The goal of this project is to build a next-word prediction application using text data from blogs, news articles, and Twitter. This milestone report describes the exploratory data analysis performed so far and outlines the plan for building the final prediction model and Shiny application.
The dataset consists of text from blogs, news, and Twitter. The following code loads these files into R.
blogs <- readLines("en_US.blogs.txt", encoding="UTF-8", skipNul=TRUE)
news <- readLines("en_US.news.txt", encoding="UTF-8", skipNul=TRUE)
twitter <- readLines("en_US.twitter.txt", encoding="UTF-8", skipNul=TRUE)
We calculate the number of lines and total words in each dataset.
library(stringi)
summary_table <- data.frame(
File = c("Blogs", "News", "Twitter"),
Lines = c(length(blogs), length(news), length(twitter)),
Words = c(
sum(stri_count_words(blogs)),
sum(stri_count_words(news)),
sum(stri_count_words(twitter))
)
)
summary_table
## File Lines Words
## 1 Blogs 899288 37546806
## 2 News 1010206 34761151
## 3 Twitter 2360148 30096690
The following histogram shows the distribution of line lengths in the blogs dataset.

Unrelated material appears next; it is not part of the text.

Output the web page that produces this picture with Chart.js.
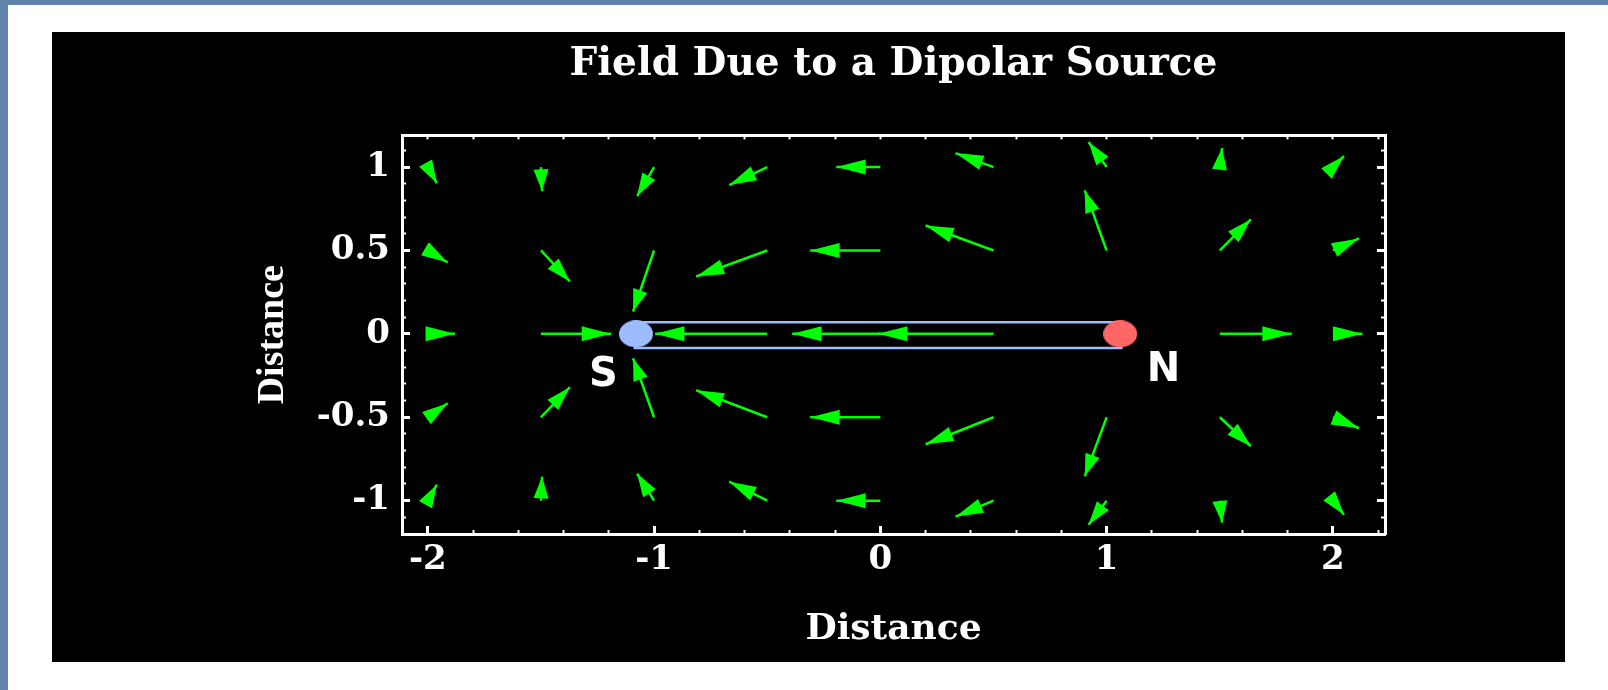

blog_lengths <- stri_count_words(blogs)
hist(blog_lengths, breaks = 50, main = "Distribution of Blog Line Word Counts",
xlab = "Words per line")
The exploratory analysis shows that the text data contains millions of lines and tens of millions of words. The next step in this project will be to clean the text, build n-gram models, and use them to predict the next word in a sentence. A Shiny application will be developed to provide an interactive interface for users to input text and receive predicted next words.